En tant qu’historienne, je pense qu’on ne peut vraiment saisir les époques qu’avec une certaine distance. L’histoire est toujours en mouvement, elle est à mon avis plus faite de mouvements que de césures, même s’il faut toujours être prêt à réagir rapidement à des événements concrets comme une guerre ou une catastrophe.

Par notre travail diplomatique, nous devons tenter d’orienter ce flux en fonction de nos intérêts et de nos valeurs. À long terme, il s’agit pour la communauté internationale de rétablir la confiance, de combler les grandes inégalités, de lutter contre la désinformation, de rétablir les systèmes de sécurité et – surtout – d’atteindre les objectifs de durabilité. 

Un journaliste m’a un jour – lorsque j’ai souligné les grands risques pour notre monde – traité de Cassandre, ce qui m’a agacé à l’époque, car il ne s’agit pas ici de mythologie grecque. Les facteurs de risque qui se matérialisent actuellement figurent depuis plus de dix ans dans le Global Risk Report annuel du Forum économique mondial de Davos. Il faut les prendre très au sérieux! Sinon, nous ne laisserons pas un bel avenir à nos enfants.

Mon espoir est qu’en raison des graves crises actuelles – pandémie, guerres et famine – la communauté mondiale se rapproche à nouveau afin que nous puissions relever ensemble les défis mondiaux ici à l’ONU.

Pascale Baeriswyl est née en 1968 à Berne. Elle a étudié le droit, l’histoire, la littérature française et la linguistique à Bâle, Genève et Paris et a obtenu une licence en droit et une licence en philologie. Après avoir travaillé comme chercheuse pour le Fonds national suisse et comme juge au tribunal civil de Bâle, elle est entrée dans le service diplomatique en 2000. 

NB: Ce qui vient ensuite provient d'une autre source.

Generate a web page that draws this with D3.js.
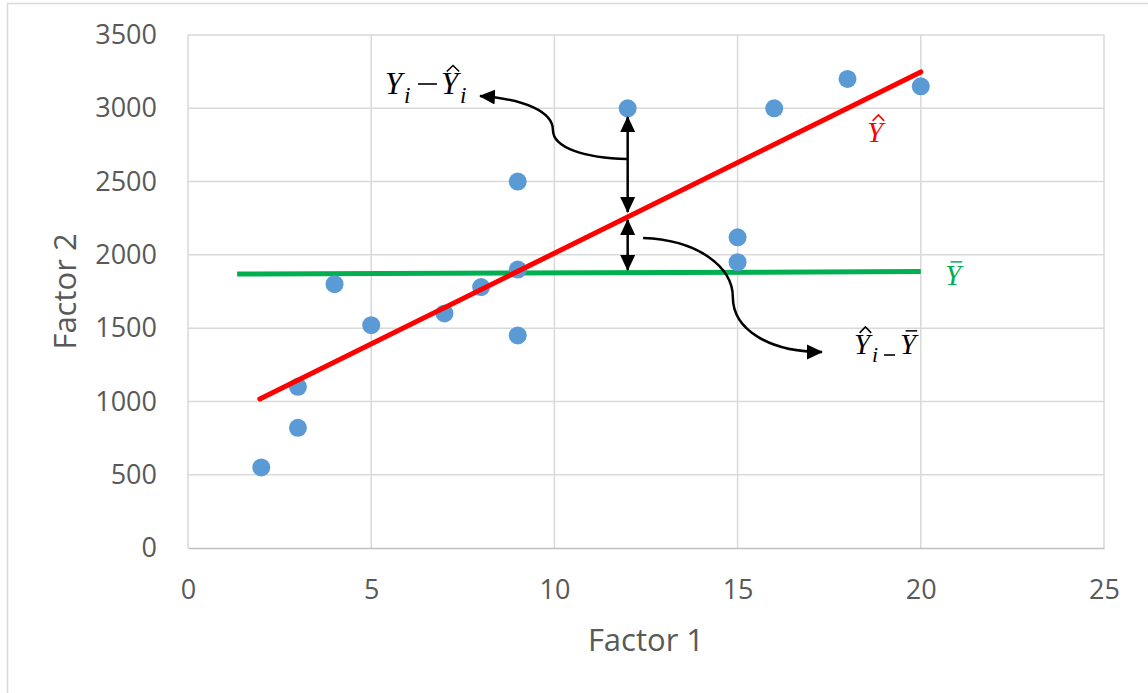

Après des missions au Vietnam, à Bruxelles et à New York, Pascale Baeriswyl est revenue en Suisse en 2013 en tant que vice-directrice de la Direction du droit international public. À partir de 2016, elle a été secrétaire d’État du DFAE et directrice de la Direction politique. En 2019, le Conseil fédéral l’a nommée nouvelle cheffe de la Mission permanente de la Suisse auprès des Nations Unies. Elle exerce cette fonction depuis juin 2020.